L’association sportive a surtout une vocation élitiste depuis 2012. Cela signifie que nous cherchons surtout à emmener les équipes au plus haut niveau possible. Cette recherche du haut niveau pour quelques-uns est entrée en concurrence avec l’idée d’un sport de masse. L’association sportive ne concerne donc qu’une minorité d’élèves.

Le salaire d’un enseignant débute à 4900dhs (450 euros/mois). Les enseignants font partie des classes moyennes basses au Maroc. Ils ont des difficultés de logement, le loyer à Rabat par exemple est autour de 500 euros. De nombreux enseignants vivent en périphérie et la majorité a une activité qui vient compléter le salaire.

Comment se passe l’EPS ?

Les élèves ont 2h/semaine. L’année est découpée en deux semestres.

Dans chaque semestre, l’équipe pédagogique de l’établissement va programmer plusieurs cycles (2 à 3) de 12 séances maximum. Pendant l’année scolaire les élèves vont pratiquer entre 4 et 6 activités.

Cette programmation va être réalisée en fonction des installations sportives, des spécialités des enseignants et de la diversité des APSA. En général, nous avons une alternance entre les activités individuelles et collectives.

Nous avons de nombreuses difficultés au niveau des infrastructures et du matériel.
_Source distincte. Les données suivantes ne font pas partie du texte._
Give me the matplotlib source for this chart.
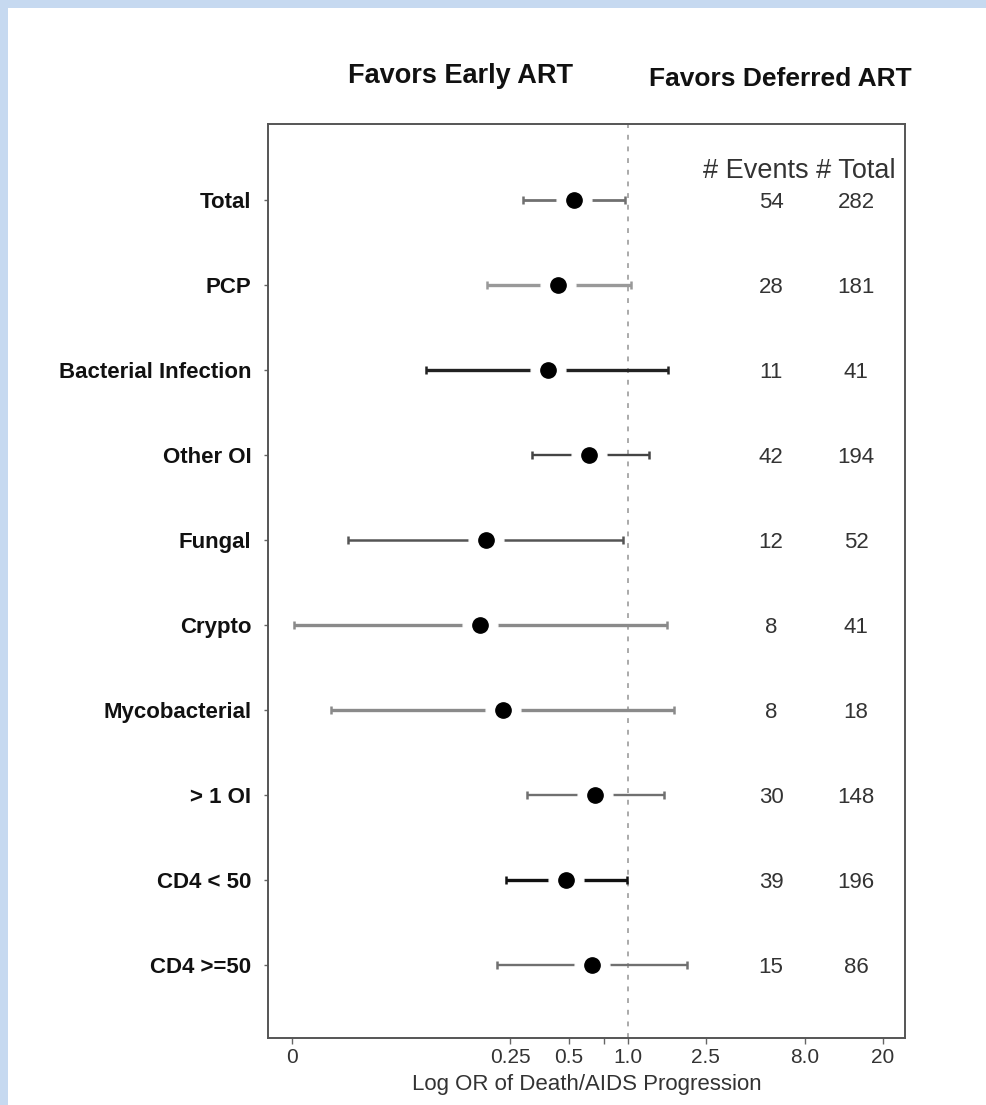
import matplotlib
matplotlib.use("Agg")
import matplotlib.pyplot as plt
import matplotlib.transforms as mtransforms
from matplotlib.patches import Rectangle

plt.rcParams['font.family'] = ['Liberation Sans', 'DejaVu Sans']

# ---- data ----
categories = ["Total", "PCP", "Bacterial Infection", "Other OI", "Fungal",
              "Crypto", "Mycobacterial", "> 1 OI", "CD4 < 50", "CD4 >=50"]
odds_ratio = [0.530, 0.439, 0.390, 0.632, 0.188, 0.175, 0.230, 0.678, 0.482, 0.655]
ci_lower = [0.291, 0.190, 0.093, 0.323, 0.0371, 0.0197, 0.0304, 0.305, 0.238, 0.214]
ci_upper = [0.966, 1.036, 1.60, 1.28, 0.943, 1.58, 1.72, 1.53, 0.988, 2.00]
events = [54, 28, 11, 42, 12, 8, 8, 30, 39, 15]
totals = [282, 181, 41, 194, 52, 41, 18, 148, 196, 86]
tick_values = [0.0192, 0.25, 0.5, 0.75, 1.0, 2.5, 8.0, 20.0]
tick_labels = ["0", "0.25", "0.5", "", "1.0", "2.5", "8.0", "20"]

# styles per row (line colour, line width in points)
line_colors = ["#707070", "#999999", "#222222", "#444444", "#555555",
               "#8a8a8a", "#8a8a8a", "#707070", "#111111", "#707070"]
line_widths = [2.0, 2.4, 2.4, 1.7, 1.8, 2.4, 2.4, 1.7, 2.4, 1.7]

W, H = 986, 1105
fig = plt.figure(figsize=(W / 100, H / 100), dpi=100)
fig.patch.set_facecolor("#c6d9f0")
fig.add_artist(Rectangle((8 / W, 0), 1 - 8 / W, 1 - 8 / H, transform=fig.transFigure,
                         facecolor="white", edgecolor="none", zorder=-5))

ax = fig.add_axes([268 / W, 1 - 1038 / H, (905 - 268) / W, (1038 - 124) / H])
ax.set_xscale("log")
ax.set_xlim(0.01448, 26.0)
n = len(categories)
ys = list(range(n, 0, -1))
ax.set_ylim(0.141, n + 0.894)

ax.axvline(1.0, color="#aaaaaa", lw=1.4, ls=(0, (2.5, 3.5)), zorder=1)

for i in range(n):
    y = ys[i]
    ax.plot([ci_lower[i], ci_upper[i]], [y, y], color=line_colors[i],
            lw=line_widths[i], solid_capstyle="butt", zorder=2)
    ax.plot([ci_lower[i], ci_upper[i]], [y, y], ls="none", marker="|",
            ms=5.5, mew=1.8, color=line_colors[i], zorder=2)
ax.plot(odds_ratio, ys, ls="none", marker="o", ms=25, color="white",
        mec="white", zorder=3)
ax.plot(odds_ratio, ys, ls="none", marker="o", ms=11, color="black",
        mec="black", zorder=4)

ax.set_yticks(ys)
ax.set_yticklabels(categories, fontsize=16, fontweight="bold", color="#111111")
ax.set_xticks(tick_values)
ax.set_xticklabels(tick_labels, fontsize=15, color="#333333")
ax.xaxis.set_minor_locator(matplotlib.ticker.NullLocator())
ax.tick_params(axis="y", length=3, width=1, color="#666666", pad=9)
ax.tick_params(axis="x", length=4, width=1, color="#666666", pad=3)
ax.set_xlabel("Log OR of Death/AIDS Progression", fontsize=16, color="#333333",
              labelpad=5)
for s in ax.spines.values():
    s.set_color("#555555")
    s.set_linewidth(1.4)

trans = mtransforms.blended_transform_factory(fig.transFigure, ax.transData)
for i in range(n):
    ax.text(771 / W, ys[i], str(events[i]), transform=trans, ha="center",
            va="center_baseline", fontsize=16, color="#333333")
    ax.text(856 / W, ys[i], str(totals[i]), transform=trans, ha="center",
            va="center_baseline", fontsize=16, color="#333333")
fig.text(799 / W, 1 - 168 / H, "# Events # Total", ha="center",
         va="center_baseline", fontsize=19.5, color="#333333")

fig.text(460 / W, 1 - 73 / H, "Favors Early ART", ha="center",
         va="center_baseline", fontsize=19.5, fontweight="bold", color="#111111")
fig.text(780 / W, 1 - 76 / H, "Favors Deferred ART", ha="center",
         va="center_baseline", fontsize=19, fontweight="bold", color="#111111")

fig.savefig("out.png", dpi=100)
L’EPS se déroule presque toujours en plein air et les établissements ont des terrains très détériorés.

Les enseignants vont programmer essentiellement les activités traditionnelles : handball, foot, gym, les courses, les lancers… Nous avons la volonté et nous sommes formés pour faire vivre aux élèves d’autres activités mais pour le moment, les installations sportives nous empêchent d’explorer autre chose.

Quels sont les objectifs de l’EPS ?

Depuis 2007, nous avons eu une réforme du système scolaire marocain avec l’avènement de l’approche par compétence. Nous essayons de développer l’élève sur un plan physique. Nous sommes attachés à son développement d’un point de vue de la psychomotricité, de sa performance, de son niveau de pratique.

Dans notre orientation pédagogique de l’approche par compétences, nous cherchons à développer 3 types de connaissances : procédurales, conceptuelles (connaissances de base sur la physiologie, la biologie, un vocabulaire technique en relation avec les APSA), et comportementales (travail sur la personnalité de l’élève, son assiduité, son engagement, ses valeurs).

L’EPS essaie de contribuer à un projet d’école pour préparer l’élève à la vie en société et à affronter les défis de la mondialisation. Nous cherchons à former un citoyen avec des valeurs prêtes à relever les défis du monde de demain.

Quelles sont les principales difficultés ?

Je dirais sans hésiter les effectifs. Nous avons des classes qui vont de 40 à 70 élèves par classe avec 2 ou 3 ballons et un seul terrain. Dans ces conditions, il est très difficile de motiver tous les élèves.

Certaines activités ne sont pas très désirées par les élèves. Dans le monde rural, il est très difficile de programmer de la gym, ou la GRS, ce n’est pas très accepté par la société. Ces activités font appel à des mouvements du corps liés à l’esthétique, avec des positions qui sortent des normes acceptées par la société. Cependant, nous arrivons tout de même, tout doucement, à faire évoluer les choses positivement.

La majorité de nos élèves sont surtout motivés par les sports collectifs (foot, hand et de temps en temps le volley).

Le Maroc est très différent en fonction des régions. Par exemple, la mixité ne pose aucun problème dans les zones urbaines et est plus compliquée dans certaines zones rurales. Dans la mixité, le problème n’est pas simplement un problème d’acceptation sociale, elle pose aussi des difficultés dans la gestion de l’hétérogénéité technique des élèves. Les garçons ne veulent pas jouer avec les filles car ils pensent qu’elles sont trop faibles et réciproquement, les filles ne veulent pas jouer avec les garçons soulignant qu’elles n’ont jamais la balle.

Les enseignants d’EPS travaillent sur cette question. Ils sont très dévoués à leur métier et réalisent vraiment un travail extraordinaire. Ils sont capables de choses incroyables avec pourtant 70 élèves et un terrain.